Begin DATASET SECTION

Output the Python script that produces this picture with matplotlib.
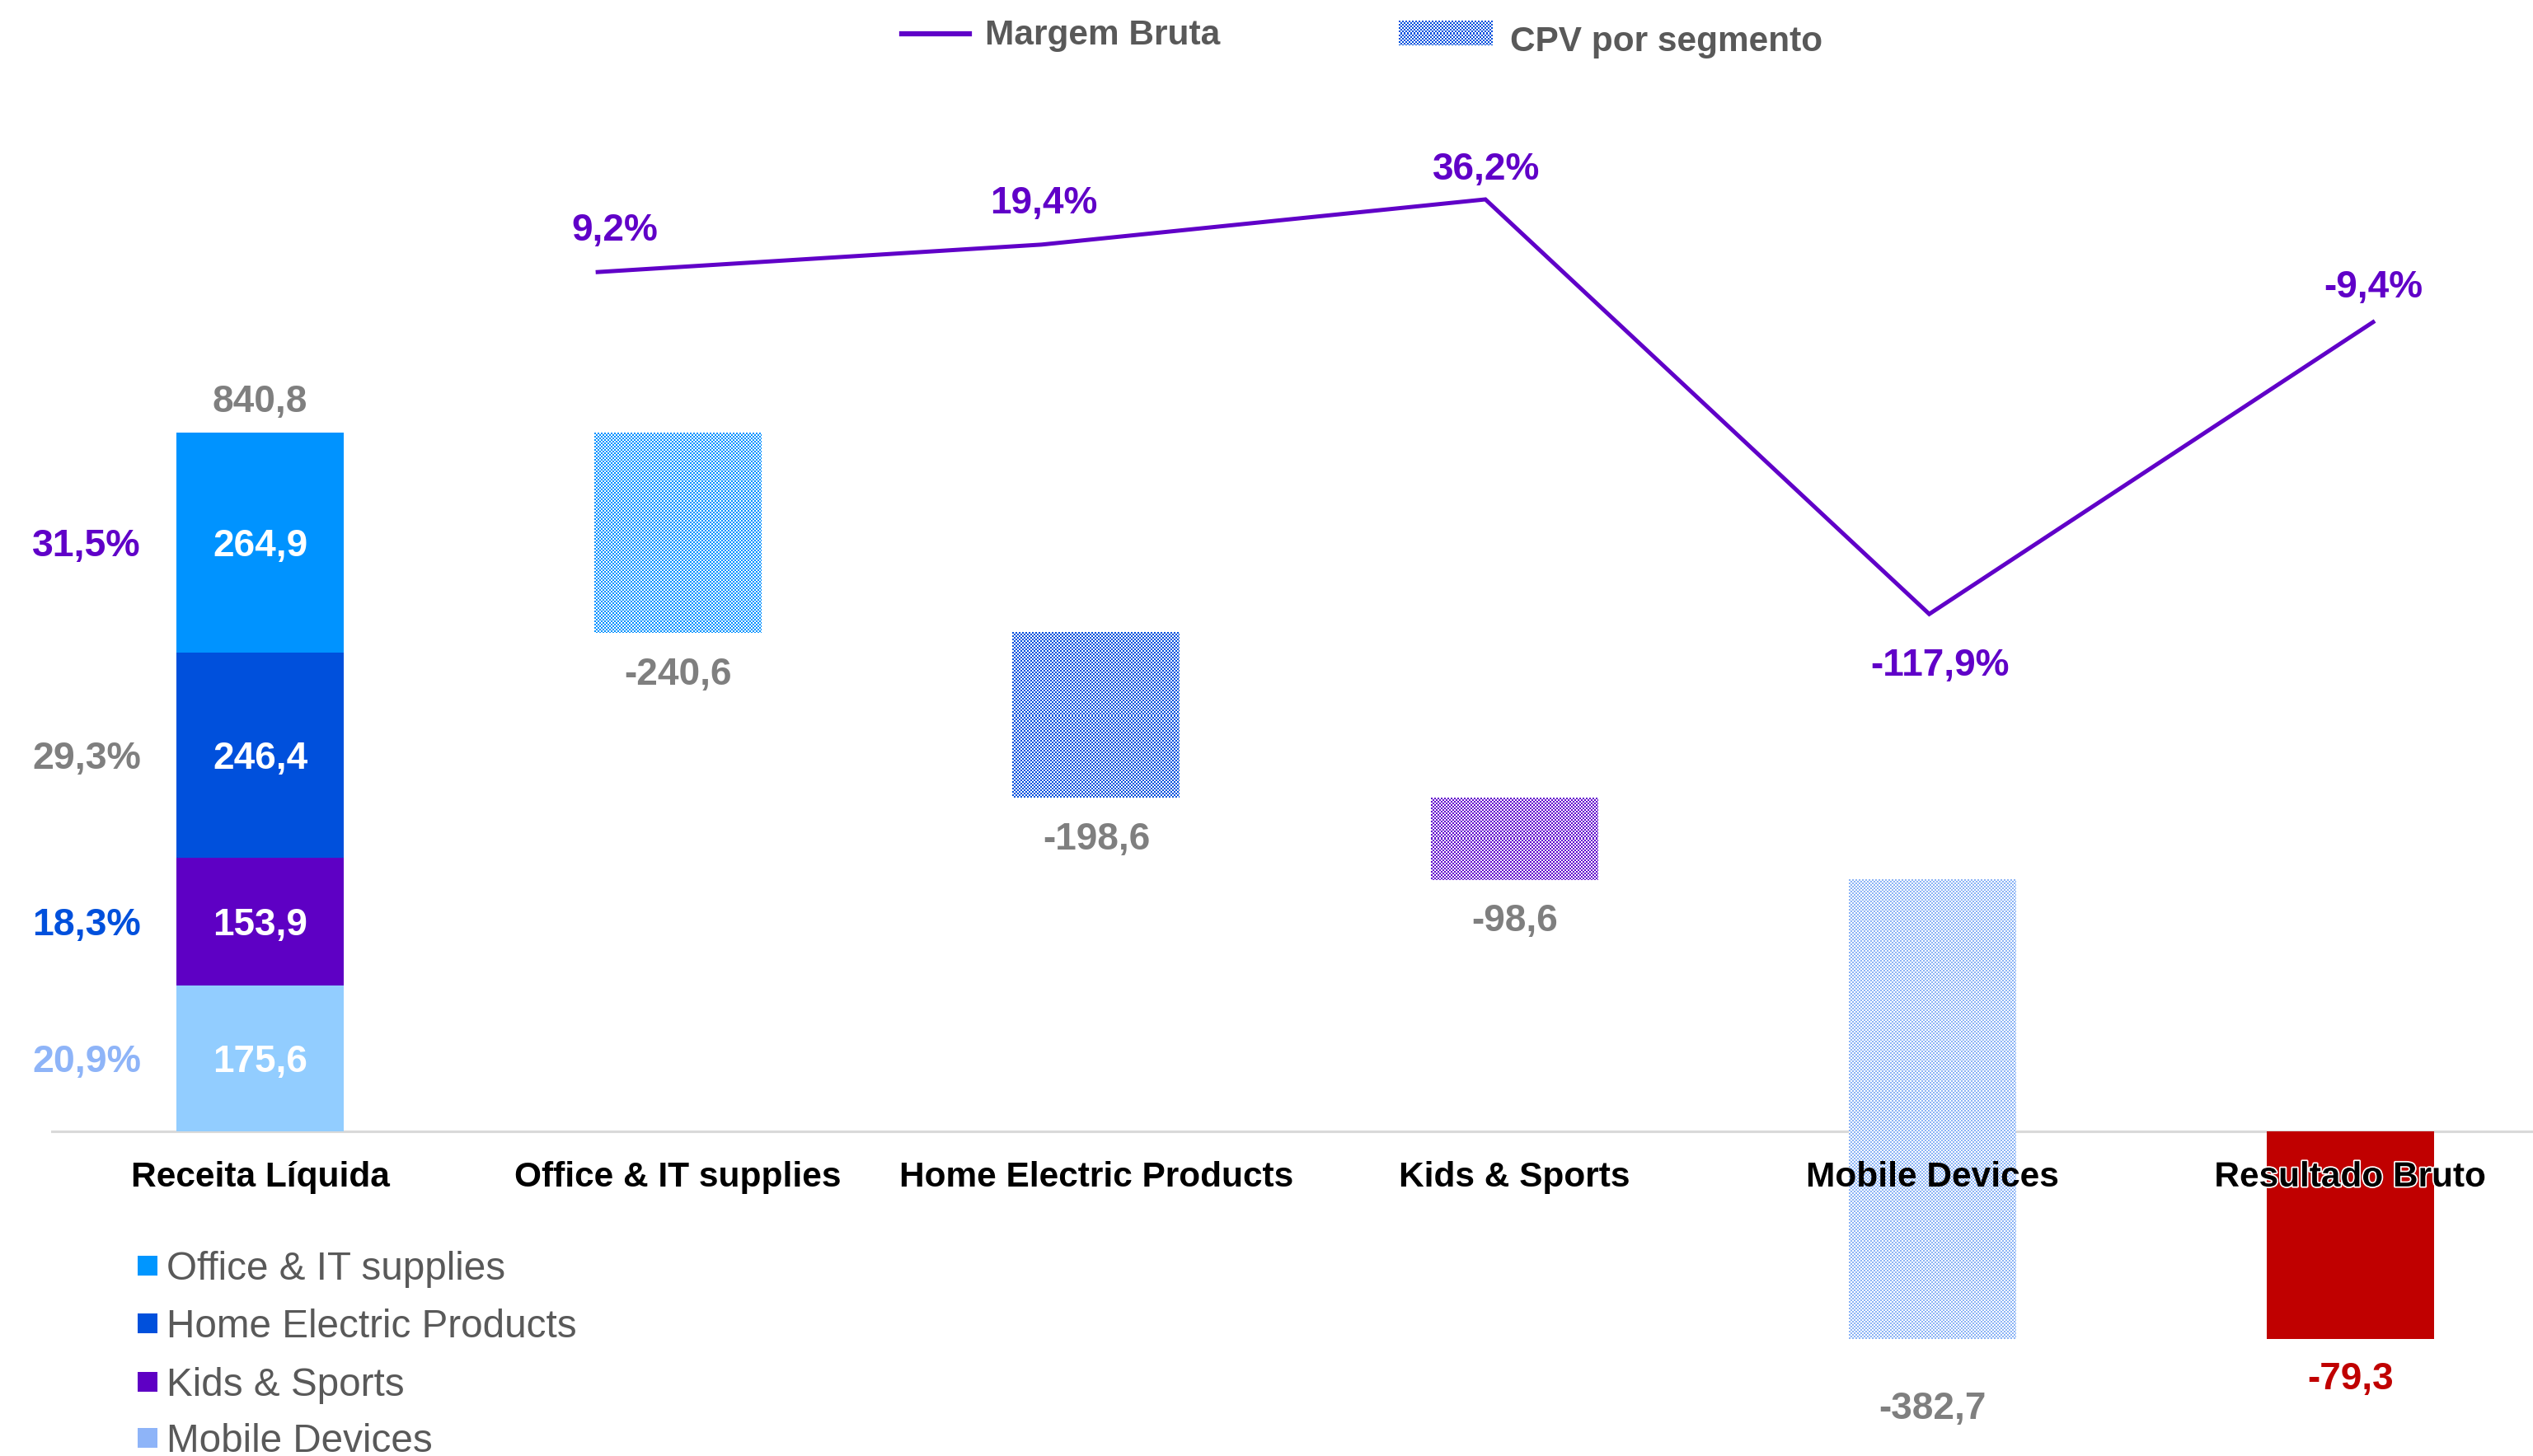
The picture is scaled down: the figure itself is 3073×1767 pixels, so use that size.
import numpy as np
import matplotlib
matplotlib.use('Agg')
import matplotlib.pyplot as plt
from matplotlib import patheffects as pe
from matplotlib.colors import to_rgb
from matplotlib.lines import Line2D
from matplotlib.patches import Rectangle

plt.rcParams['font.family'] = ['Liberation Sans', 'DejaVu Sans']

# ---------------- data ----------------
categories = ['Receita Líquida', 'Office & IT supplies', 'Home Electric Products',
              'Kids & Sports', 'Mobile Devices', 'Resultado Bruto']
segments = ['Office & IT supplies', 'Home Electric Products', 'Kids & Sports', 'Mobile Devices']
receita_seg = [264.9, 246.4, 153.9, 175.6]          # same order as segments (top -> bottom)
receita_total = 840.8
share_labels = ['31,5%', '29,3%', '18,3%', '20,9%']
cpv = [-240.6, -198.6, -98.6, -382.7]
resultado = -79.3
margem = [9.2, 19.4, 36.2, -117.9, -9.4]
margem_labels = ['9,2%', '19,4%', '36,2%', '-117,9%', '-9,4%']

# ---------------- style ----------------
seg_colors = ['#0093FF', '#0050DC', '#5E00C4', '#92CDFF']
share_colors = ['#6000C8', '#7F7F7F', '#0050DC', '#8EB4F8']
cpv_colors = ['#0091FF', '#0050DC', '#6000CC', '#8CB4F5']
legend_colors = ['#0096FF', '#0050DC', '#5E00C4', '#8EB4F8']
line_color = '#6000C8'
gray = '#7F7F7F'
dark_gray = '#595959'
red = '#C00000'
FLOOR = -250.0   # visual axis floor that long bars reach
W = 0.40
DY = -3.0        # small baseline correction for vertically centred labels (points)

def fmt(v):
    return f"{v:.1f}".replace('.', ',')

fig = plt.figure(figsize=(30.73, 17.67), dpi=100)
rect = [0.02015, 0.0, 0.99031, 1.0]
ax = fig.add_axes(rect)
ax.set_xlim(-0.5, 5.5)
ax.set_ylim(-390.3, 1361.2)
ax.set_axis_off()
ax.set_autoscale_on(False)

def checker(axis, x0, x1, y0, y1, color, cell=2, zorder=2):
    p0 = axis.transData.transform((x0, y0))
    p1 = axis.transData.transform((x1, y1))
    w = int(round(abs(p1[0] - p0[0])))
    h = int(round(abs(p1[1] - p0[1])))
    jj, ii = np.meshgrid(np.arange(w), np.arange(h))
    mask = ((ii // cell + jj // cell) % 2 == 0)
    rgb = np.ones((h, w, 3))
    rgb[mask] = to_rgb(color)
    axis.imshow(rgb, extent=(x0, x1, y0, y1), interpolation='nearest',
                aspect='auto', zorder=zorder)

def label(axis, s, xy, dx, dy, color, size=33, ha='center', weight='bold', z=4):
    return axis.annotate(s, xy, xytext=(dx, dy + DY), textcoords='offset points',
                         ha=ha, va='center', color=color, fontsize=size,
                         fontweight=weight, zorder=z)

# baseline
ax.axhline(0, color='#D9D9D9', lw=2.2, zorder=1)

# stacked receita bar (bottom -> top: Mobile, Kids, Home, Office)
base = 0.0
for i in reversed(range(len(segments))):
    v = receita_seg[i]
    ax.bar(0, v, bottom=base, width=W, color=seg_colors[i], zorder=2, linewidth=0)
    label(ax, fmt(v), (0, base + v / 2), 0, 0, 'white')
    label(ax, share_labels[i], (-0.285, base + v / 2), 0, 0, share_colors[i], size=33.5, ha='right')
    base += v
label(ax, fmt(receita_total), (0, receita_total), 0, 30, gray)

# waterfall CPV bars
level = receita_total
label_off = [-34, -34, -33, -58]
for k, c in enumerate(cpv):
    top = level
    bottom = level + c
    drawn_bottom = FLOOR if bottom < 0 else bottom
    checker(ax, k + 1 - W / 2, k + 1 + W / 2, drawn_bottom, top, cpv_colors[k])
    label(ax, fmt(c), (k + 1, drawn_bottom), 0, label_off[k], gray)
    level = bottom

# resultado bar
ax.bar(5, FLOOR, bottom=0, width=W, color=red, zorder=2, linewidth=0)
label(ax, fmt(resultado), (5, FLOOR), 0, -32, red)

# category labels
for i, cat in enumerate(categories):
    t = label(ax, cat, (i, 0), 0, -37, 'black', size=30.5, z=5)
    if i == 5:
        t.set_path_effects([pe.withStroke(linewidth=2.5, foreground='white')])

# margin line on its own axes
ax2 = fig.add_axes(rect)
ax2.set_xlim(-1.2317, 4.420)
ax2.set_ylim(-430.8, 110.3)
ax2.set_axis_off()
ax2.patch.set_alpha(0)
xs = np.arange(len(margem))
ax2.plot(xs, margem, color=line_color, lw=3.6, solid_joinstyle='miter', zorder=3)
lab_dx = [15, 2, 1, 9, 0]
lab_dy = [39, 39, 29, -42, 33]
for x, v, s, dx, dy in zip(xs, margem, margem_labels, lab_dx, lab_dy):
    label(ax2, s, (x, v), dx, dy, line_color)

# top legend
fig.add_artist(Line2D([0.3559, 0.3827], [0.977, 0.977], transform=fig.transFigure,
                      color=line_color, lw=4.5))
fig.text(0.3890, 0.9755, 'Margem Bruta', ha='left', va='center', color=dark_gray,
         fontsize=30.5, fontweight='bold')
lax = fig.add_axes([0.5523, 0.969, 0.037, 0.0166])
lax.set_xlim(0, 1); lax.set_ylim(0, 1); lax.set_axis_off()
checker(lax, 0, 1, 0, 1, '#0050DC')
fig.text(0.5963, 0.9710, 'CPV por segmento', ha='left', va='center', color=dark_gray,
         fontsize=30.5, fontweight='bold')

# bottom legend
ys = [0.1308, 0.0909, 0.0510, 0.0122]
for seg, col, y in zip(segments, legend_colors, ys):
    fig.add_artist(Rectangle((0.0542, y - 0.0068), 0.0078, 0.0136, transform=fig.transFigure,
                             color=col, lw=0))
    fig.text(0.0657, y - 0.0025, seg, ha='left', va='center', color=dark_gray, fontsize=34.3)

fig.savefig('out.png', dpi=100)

End DATASET SECTION

# WHAT NEEDS TO BE DONE
Omit pictures; set down the rest of the material word for word.

# EXERCISE SOLUTION
Output the Python script that produces this picture with matplotlib.
The picture is scaled down: the figure itself is 3073×1767 pixels, so use that size.
import numpy as np
import matplotlib
matplotlib.use('Agg')
import matplotlib.pyplot as plt
from matplotlib import patheffects as pe
from matplotlib.colors import to_rgb
from matplotlib.lines import Line2D
from matplotlib.patches import Rectangle

plt.rcParams['font.family'] = ['Liberation Sans', 'DejaVu Sans']

# ---------------- data ----------------
categories = ['Receita Líquida', 'Office & IT supplies', 'Home Electric Products',
              'Kids & Sports', 'Mobile Devices', 'Resultado Bruto']
segments = ['Office & IT supplies', 'Home Electric Products', 'Kids & Sports', 'Mobile Devices']
receita_seg = [264.9, 246.4, 153.9, 175.6]          # same order as segments (top -> bottom)
receita_total = 840.8
share_labels = ['31,5%', '29,3%', '18,3%', '20,9%']
cpv = [-240.6, -198.6, -98.6, -382.7]
resultado = -79.3
margem = [9.2, 19.4, 36.2, -117.9, -9.4]
margem_labels = ['9,2%', '19,4%', '36,2%', '-117,9%', '-9,4%']

# ---------------- style ----------------
seg_colors = ['#0093FF', '#0050DC', '#5E00C4', '#92CDFF']
share_colors = ['#6000C8', '#7F7F7F', '#0050DC', '#8EB4F8']
cpv_colors = ['#0091FF', '#0050DC', '#6000CC', '#8CB4F5']
legend_colors = ['#0096FF', '#0050DC', '#5E00C4', '#8EB4F8']
line_color = '#6000C8'
gray = '#7F7F7F'
dark_gray = '#595959'
red = '#C00000'
FLOOR = -250.0   # visual axis floor that long bars reach
W = 0.40
DY = -3.0        # small baseline correction for vertically centred labels (points)

def fmt(v):
    return f"{v:.1f}".replace('.', ',')

fig = plt.figure(figsize=(30.73, 17.67), dpi=100)
rect = [0.02015, 0.0, 0.99031, 1.0]
ax = fig.add_axes(rect)
ax.set_xlim(-0.5, 5.5)
ax.set_ylim(-390.3, 1361.2)
ax.set_axis_off()
ax.set_autoscale_on(False)

def checker(axis, x0, x1, y0, y1, color, cell=2, zorder=2):
    p0 = axis.transData.transform((x0, y0))
    p1 = axis.transData.transform((x1, y1))
    w = int(round(abs(p1[0] - p0[0])))
    h = int(round(abs(p1[1] - p0[1])))
    jj, ii = np.meshgrid(np.arange(w), np.arange(h))
    mask = ((ii // cell + jj // cell) % 2 == 0)
    rgb = np.ones((h, w, 3))
    rgb[mask] = to_rgb(color)
    axis.imshow(rgb, extent=(x0, x1, y0, y1), interpolation='nearest',
                aspect='auto', zorder=zorder)

def label(axis, s, xy, dx, dy, color, size=33, ha='center', weight='bold', z=4):
    return axis.annotate(s, xy, xytext=(dx, dy + DY), textcoords='offset points',
                         ha=ha, va='center', color=color, fontsize=size,
                         fontweight=weight, zorder=z)

# baseline
ax.axhline(0, color='#D9D9D9', lw=2.2, zorder=1)

# stacked receita bar (bottom -> top: Mobile, Kids, Home, Office)
base = 0.0
for i in reversed(range(len(segments))):
    v = receita_seg[i]
    ax.bar(0, v, bottom=base, width=W, color=seg_colors[i], zorder=2, linewidth=0)
    label(ax, fmt(v), (0, base + v / 2), 0, 0, 'white')
    label(ax, share_labels[i], (-0.285, base + v / 2), 0, 0, share_colors[i], size=33.5, ha='right')
    base += v
label(ax, fmt(receita_total), (0, receita_total), 0, 30, gray)

# waterfall CPV bars
level = receita_total
label_off = [-34, -34, -33, -58]
for k, c in enumerate(cpv):
    top = level
    bottom = level + c
    drawn_bottom = FLOOR if bottom < 0 else bottom
    checker(ax, k + 1 - W / 2, k + 1 + W / 2, drawn_bottom, top, cpv_colors[k])
    label(ax, fmt(c), (k + 1, drawn_bottom), 0, label_off[k], gray)
    level = bottom

# resultado bar
ax.bar(5, FLOOR, bottom=0, width=W, color=red, zorder=2, linewidth=0)
label(ax, fmt(resultado), (5, FLOOR), 0, -32, red)

# category labels
for i, cat in enumerate(categories):
    t = label(ax, cat, (i, 0), 0, -37, 'black', size=30.5, z=5)
    if i == 5:
        t.set_path_effects([pe.withStroke(linewidth=2.5, foreground='white')])

# margin line on its own axes
ax2 = fig.add_axes(rect)
ax2.set_xlim(-1.2317, 4.420)
ax2.set_ylim(-430.8, 110.3)
ax2.set_axis_off()
ax2.patch.set_alpha(0)
xs = np.arange(len(margem))
ax2.plot(xs, margem, color=line_color, lw=3.6, solid_joinstyle='miter', zorder=3)
lab_dx = [15, 2, 1, 9, 0]
lab_dy = [39, 39, 29, -42, 33]
for x, v, s, dx, dy in zip(xs, margem, margem_labels, lab_dx, lab_dy):
    label(ax2, s, (x, v), dx, dy, line_color)

# top legend
fig.add_artist(Line2D([0.3559, 0.3827], [0.977, 0.977], transform=fig.transFigure,
                      color=line_color, lw=4.5))
fig.text(0.3890, 0.9755, 'Margem Bruta', ha='left', va='center', color=dark_gray,
         fontsize=30.5, fontweight='bold')
lax = fig.add_axes([0.5523, 0.969, 0.037, 0.0166])
lax.set_xlim(0, 1); lax.set_ylim(0, 1); lax.set_axis_off()
checker(lax, 0, 1, 0, 1, '#0050DC')
fig.text(0.5963, 0.9710, 'CPV por segmento', ha='left', va='center', color=dark_gray,
         fontsize=30.5, fontweight='bold')

# bottom legend
ys = [0.1308, 0.0909, 0.0510, 0.0122]
for seg, col, y in zip(segments, legend_colors, ys):
    fig.add_artist(Rectangle((0.0542, y - 0.0068), 0.0078, 0.0136, transform=fig.transFigure,
                             color=col, lw=0))
    fig.text(0.0657, y - 0.0025, seg, ha='left', va='center', color=dark_gray, fontsize=34.3)

fig.savefig('out.png', dpi=100)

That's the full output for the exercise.